What you need to do:
In the lines below, how many hold the word "chart"? Answer only with the number.

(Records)
· · · · ·

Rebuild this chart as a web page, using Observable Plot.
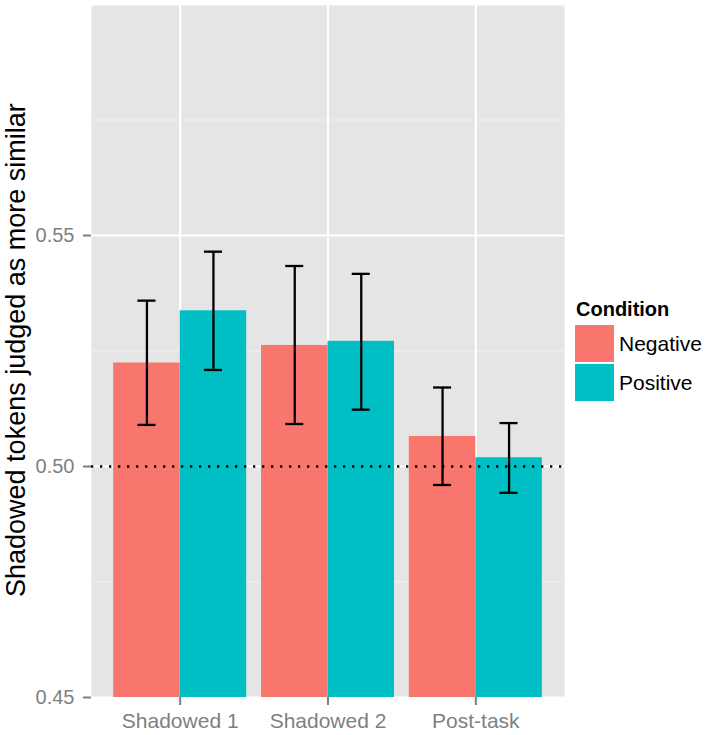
<!DOCTYPE html>
<html>
<head>
<meta charset="utf-8">
<script src="https://cdn.jsdelivr.net/npm/d3@7"></script>
<script src="https://cdn.jsdelivr.net/npm/@observablehq/plot@0.6"></script>
<style>
  html, body { margin: 0; padding: 0; background: white; }
  #wrap { position: relative; width: 709px; height: 735px; font-family: "Liberation Sans", Arial, sans-serif; }
  #chart svg { display: block; }
  .ytitle { position: absolute; text-align: center; white-space: nowrap; color: black; transform: rotate(-90deg); }
  .abs { position: absolute; white-space: nowrap; }
</style>
</head>
<body>
<div id="wrap"><div id="chart"></div></div>
<script>
// ---- data ----
const categories = ["Shadowed 1", "Shadowed 2", "Post-task"];
const conditions = ["Negative", "Positive"];
const conditionColors = ["#F8766D", "#00BFC4"];
const negativeMean = [0.5224, 0.5262, 0.5065];
const negativeLow  = [0.5090, 0.5092, 0.4960];
const negativeHigh = [0.5359, 0.5434, 0.5171];
const positiveMean = [0.5337, 0.5271, 0.5019];
const positiveLow  = [0.5209, 0.5123, 0.4943];
const positiveHigh = [0.5465, 0.5417, 0.5094];
const yTickValues = [0.45, 0.50, 0.55];
const yMajorGrid = [0.45, 0.50, 0.55, 0.60];
const yMinorGrid = [0.475, 0.525, 0.575];
const referenceLine = [0.50];
const yTitle = "Shadowed tokens judged as more similar";
const legendTitle = "Condition";

// ---- build table ----
const dodge = 0.9, capHalf = 0.061;
const yDomain = [0.45, 0.60];
const series = [
  {mean: negativeMean, lo: negativeLow, hi: negativeHigh},
  {mean: positiveMean, lo: positiveLow, hi: positiveHigh}
];
const rows = [];
categories.forEach((cat, i) => {
  conditions.forEach((cond, j) => {
    const x1 = (i + 1) - dodge / 2 + j * dodge / 2;
    rows.push({cat, cond, x1, x2: x1 + dodge / 2, xc: x1 + dodge / 4,
      mean: series[j].mean[i], lo: series[j].lo[i], hi: series[j].hi[i]});
  });
});
const catIndex = categories.map((c, i) => i + 1);

const gray = "#7F7F7F";
const chart = Plot.plot({
  width: 709, height: 735,
  marginLeft: 91, marginRight: 145, marginTop: 4, marginBottom: 38,
  x: {domain: [0.4, 3.6], axis: null},
  y: {domain: yDomain, axis: null},
  color: {domain: conditions, range: conditionColors},
  style: {fontFamily: '"Liberation Sans", Arial, sans-serif', background: "white"},
  marks: [
    Plot.frame({fill: "#E5E5E5"}),
    Plot.ruleY(yMinorGrid, {stroke: "#F2F2F2", strokeWidth: 1.1}),
    Plot.ruleY(yMajorGrid, {stroke: "white", strokeWidth: 2.2}),
    Plot.ruleX(catIndex, {stroke: "white", strokeWidth: 2.2}),
    Plot.rectY(rows, {x1: "x1", x2: "x2", y1: () => yDomain[0], y2: "mean", fill: "cond"}),
    Plot.ruleY(referenceLine, {stroke: "black", strokeWidth: 2.3, strokeDasharray: "2.3,6.7"}),
    Plot.ruleX(rows, {x: "xc", y1: "lo", y2: "hi", stroke: "black", strokeWidth: 2.3}),
    Plot.ruleY(rows, {y: "lo", x1: d => d.xc - capHalf, x2: d => d.xc + capHalf, stroke: "black", strokeWidth: 2.3}),
    Plot.ruleY(rows, {y: "hi", x1: d => d.xc - capHalf, x2: d => d.xc + capHalf, stroke: "black", strokeWidth: 2.3}),
    Plot.axisY(yTickValues, {tickFormat: d3.format(".2f"), tickSize: 8, tickPadding: 9, fontSize: 20, color: gray, strokeWidth: 2, label: null}),
    Plot.axisX(catIndex, {tickFormat: d => categories[d - 1], tickSize: 8, tickPadding: 8, fontSize: 21, color: gray, strokeWidth: 2, label: null})
  ]
});
document.getElementById("chart").appendChild(chart);

// ---- y axis title ----
const wrap = document.getElementById("wrap");
const yt = document.createElement("div");
yt.className = "ytitle";
yt.textContent = yTitle;
Object.assign(yt.style, {fontSize: "27px", width: "600px", height: "30.2px", lineHeight: "30.2px",
  left: (16 - 300) + "px", top: (350.5 - 15.1) + "px"});
wrap.appendChild(yt);

// ---- legend ----
const lt = document.createElement("div");
lt.className = "abs";
lt.textContent = legendTitle;
Object.assign(lt.style, {fontSize: "20px", fontWeight: "bold", lineHeight: "20px", left: "576px", top: "299px"});
wrap.appendChild(lt);
conditions.forEach((c, j) => {
  const sw = document.createElement("div");
  sw.className = "abs";
  Object.assign(sw.style, {left: "575px", top: (325 + j * 39) + "px", width: "39px", height: "37px", background: conditionColors[j]});
  wrap.appendChild(sw);
  const lb = document.createElement("div");
  lb.className = "abs";
  lb.textContent = c;
  Object.assign(lb.style, {fontSize: "21px", lineHeight: "21px", left: "619px", top: (333.2 + j * 39) + "px"});
  wrap.appendChild(lb);
});
</script>
</body>
</html>
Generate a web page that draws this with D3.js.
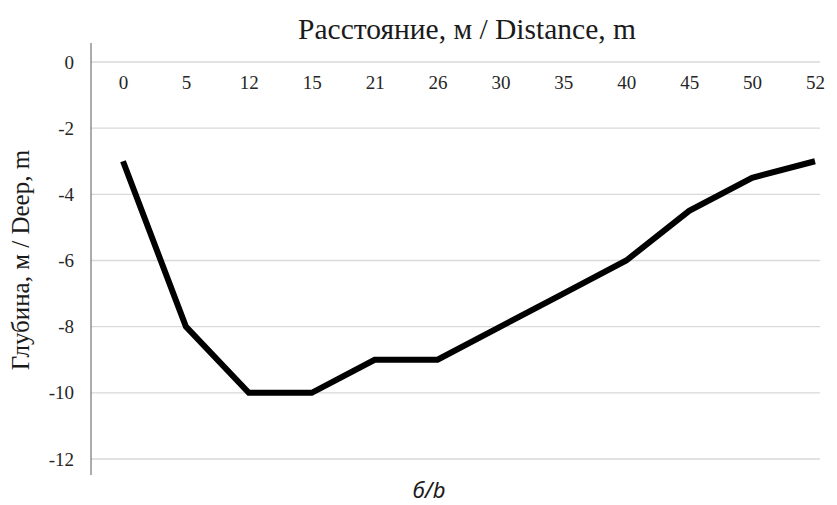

· · · · ·

Written response:
5